** RECORDED DATA **
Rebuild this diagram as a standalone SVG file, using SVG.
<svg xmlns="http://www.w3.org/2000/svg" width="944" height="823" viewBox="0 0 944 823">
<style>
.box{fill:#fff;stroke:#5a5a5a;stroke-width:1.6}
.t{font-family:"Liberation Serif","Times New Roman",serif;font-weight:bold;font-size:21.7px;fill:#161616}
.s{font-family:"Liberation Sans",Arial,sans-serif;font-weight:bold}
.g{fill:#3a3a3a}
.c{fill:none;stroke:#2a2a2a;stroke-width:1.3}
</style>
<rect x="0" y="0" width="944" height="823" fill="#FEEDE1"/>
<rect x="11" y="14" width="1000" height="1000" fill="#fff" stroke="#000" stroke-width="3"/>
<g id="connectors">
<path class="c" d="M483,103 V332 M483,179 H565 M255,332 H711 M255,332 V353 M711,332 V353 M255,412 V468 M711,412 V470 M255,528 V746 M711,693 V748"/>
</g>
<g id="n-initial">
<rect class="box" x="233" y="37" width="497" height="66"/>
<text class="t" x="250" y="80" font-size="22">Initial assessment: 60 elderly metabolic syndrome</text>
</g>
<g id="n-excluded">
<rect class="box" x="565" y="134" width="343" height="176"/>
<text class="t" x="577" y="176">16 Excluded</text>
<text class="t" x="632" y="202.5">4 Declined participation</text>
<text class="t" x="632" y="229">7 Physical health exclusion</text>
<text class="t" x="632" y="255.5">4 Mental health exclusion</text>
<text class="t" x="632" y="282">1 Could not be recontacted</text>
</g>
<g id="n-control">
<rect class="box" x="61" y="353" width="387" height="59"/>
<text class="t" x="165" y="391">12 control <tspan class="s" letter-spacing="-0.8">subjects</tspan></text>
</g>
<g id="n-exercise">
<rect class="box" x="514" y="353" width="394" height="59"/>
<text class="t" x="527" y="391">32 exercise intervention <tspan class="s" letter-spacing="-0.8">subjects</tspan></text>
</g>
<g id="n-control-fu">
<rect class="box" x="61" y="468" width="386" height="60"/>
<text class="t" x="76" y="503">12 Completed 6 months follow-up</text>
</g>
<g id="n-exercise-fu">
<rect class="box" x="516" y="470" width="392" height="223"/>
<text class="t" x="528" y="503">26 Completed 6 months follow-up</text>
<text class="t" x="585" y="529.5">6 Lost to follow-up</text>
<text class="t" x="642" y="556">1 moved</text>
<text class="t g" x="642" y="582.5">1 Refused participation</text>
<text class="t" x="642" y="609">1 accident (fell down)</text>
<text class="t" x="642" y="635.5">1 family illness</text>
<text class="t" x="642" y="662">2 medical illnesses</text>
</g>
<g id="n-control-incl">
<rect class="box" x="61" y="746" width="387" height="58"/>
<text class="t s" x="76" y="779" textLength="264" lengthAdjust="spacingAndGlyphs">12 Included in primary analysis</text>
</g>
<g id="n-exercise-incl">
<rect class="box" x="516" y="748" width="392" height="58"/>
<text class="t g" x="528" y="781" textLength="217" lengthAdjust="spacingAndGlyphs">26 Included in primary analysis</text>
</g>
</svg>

** WRITTEN EXERCISE **
Write out the full listing, keeping every line exactly as it is.

** COMPLETE RESPONSE **
Rebuild this diagram as a standalone SVG file, using SVG.
<svg xmlns="http://www.w3.org/2000/svg" width="944" height="823" viewBox="0 0 944 823">
<style>
.box{fill:#fff;stroke:#5a5a5a;stroke-width:1.6}
.t{font-family:"Liberation Serif","Times New Roman",serif;font-weight:bold;font-size:21.7px;fill:#161616}
.s{font-family:"Liberation Sans",Arial,sans-serif;font-weight:bold}
.g{fill:#3a3a3a}
.c{fill:none;stroke:#2a2a2a;stroke-width:1.3}
</style>
<rect x="0" y="0" width="944" height="823" fill="#FEEDE1"/>
<rect x="11" y="14" width="1000" height="1000" fill="#fff" stroke="#000" stroke-width="3"/>
<g id="connectors">
<path class="c" d="M483,103 V332 M483,179 H565 M255,332 H711 M255,332 V353 M711,332 V353 M255,412 V468 M711,412 V470 M255,528 V746 M711,693 V748"/>
</g>
<g id="n-initial">
<rect class="box" x="233" y="37" width="497" height="66"/>
<text class="t" x="250" y="80" font-size="22">Initial assessment: 60 elderly metabolic syndrome</text>
</g>
<g id="n-excluded">
<rect class="box" x="565" y="134" width="343" height="176"/>
<text class="t" x="577" y="176">16 Excluded</text>
<text class="t" x="632" y="202.5">4 Declined participation</text>
<text class="t" x="632" y="229">7 Physical health exclusion</text>
<text class="t" x="632" y="255.5">4 Mental health exclusion</text>
<text class="t" x="632" y="282">1 Could not be recontacted</text>
</g>
<g id="n-control">
<rect class="box" x="61" y="353" width="387" height="59"/>
<text class="t" x="165" y="391">12 control <tspan class="s" letter-spacing="-0.8">subjects</tspan></text>
</g>
<g id="n-exercise">
<rect class="box" x="514" y="353" width="394" height="59"/>
<text class="t" x="527" y="391">32 exercise intervention <tspan class="s" letter-spacing="-0.8">subjects</tspan></text>
</g>
<g id="n-control-fu">
<rect class="box" x="61" y="468" width="386" height="60"/>
<text class="t" x="76" y="503">12 Completed 6 months follow-up</text>
</g>
<g id="n-exercise-fu">
<rect class="box" x="516" y="470" width="392" height="223"/>
<text class="t" x="528" y="503">26 Completed 6 months follow-up</text>
<text class="t" x="585" y="529.5">6 Lost to follow-up</text>
<text class="t" x="642" y="556">1 moved</text>
<text class="t g" x="642" y="582.5">1 Refused participation</text>
<text class="t" x="642" y="609">1 accident (fell down)</text>
<text class="t" x="642" y="635.5">1 family illness</text>
<text class="t" x="642" y="662">2 medical illnesses</text>
</g>
<g id="n-control-incl">
<rect class="box" x="61" y="746" width="387" height="58"/>
<text class="t s" x="76" y="779" textLength="264" lengthAdjust="spacingAndGlyphs">12 Included in primary analysis</text>
</g>
<g id="n-exercise-incl">
<rect class="box" x="516" y="748" width="392" height="58"/>
<text class="t g" x="528" y="781" textLength="217" lengthAdjust="spacingAndGlyphs">26 Included in primary analysis</text>
</g>
</svg>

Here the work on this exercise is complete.